DOWNTOWN—For Atlantans who’ve stared at that still-empty, grassy lot across the street from Atlanta City Hall and wondered what’s going on, there’s good news this week: The 200 workforce apartments planned there are not D.O.A. The Atlanta Business Chronicle reports the Trinity Central Flats project has scored 4 percent, low-income housing tax credits that should generate about $50 million in funding via the Georgia Department of Community Affairs—or the bulk of the project’s expected $72 million cost. (A backlog in that funding source triggered by inflation had delayed other projects around town, including the under-construction Lodge venture near East Atlanta Village, developers have said.)
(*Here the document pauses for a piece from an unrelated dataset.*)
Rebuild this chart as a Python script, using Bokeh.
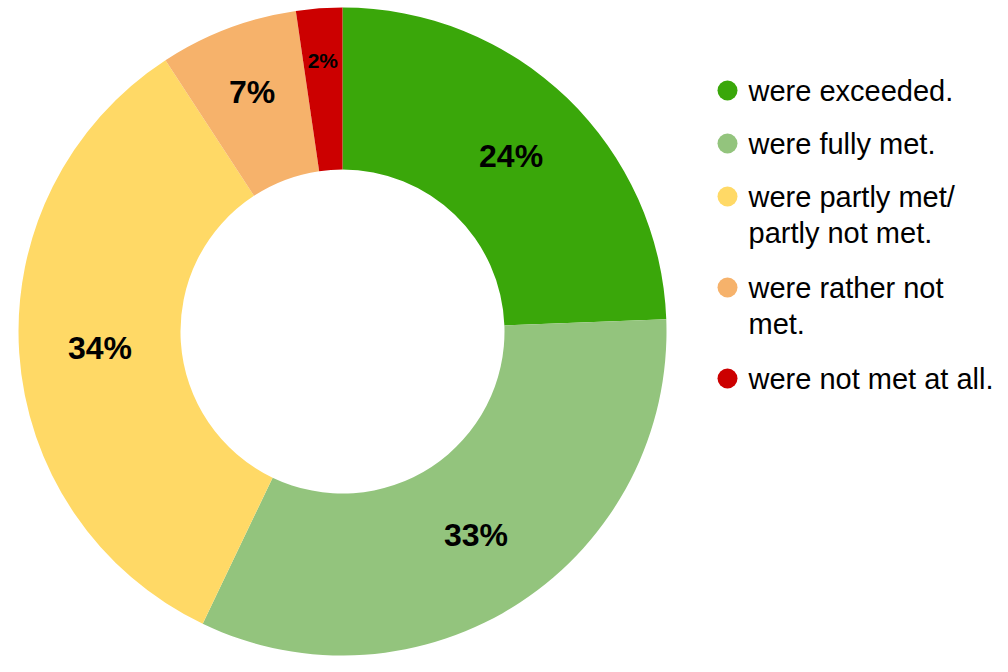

The 1.3-acre, empty downtown lot has been the source of affordable housing talks for eons, and it’s been more than two years now since city leaders picked Radiant Development Partners and Capitol Hill Neighborhood Development Corporation—a neighborhood booster group established in the early 1990s—as project leaders.
According to renderings and planning documents, Trinity Central Flats calls for 218 units in 10 stories, both affordable and market-rate, rising just south of Atlanta City Hall. (Plans also call for 7,500 square feet of retail fronting Central Avenue.) Department of City Planning officials have described the site as being among the city’s “most convenient” in terms of transportation and walkability. Most of the rentals will be set aside for households earning 50 to 80 percent of the area median income, and the development team reportedly hopes to break ground sometime this year.
According to Invest Atlanta, which approved $3 million in Eastside Tax Allocation District funding for the project last fall, construction is expected to take 18 months.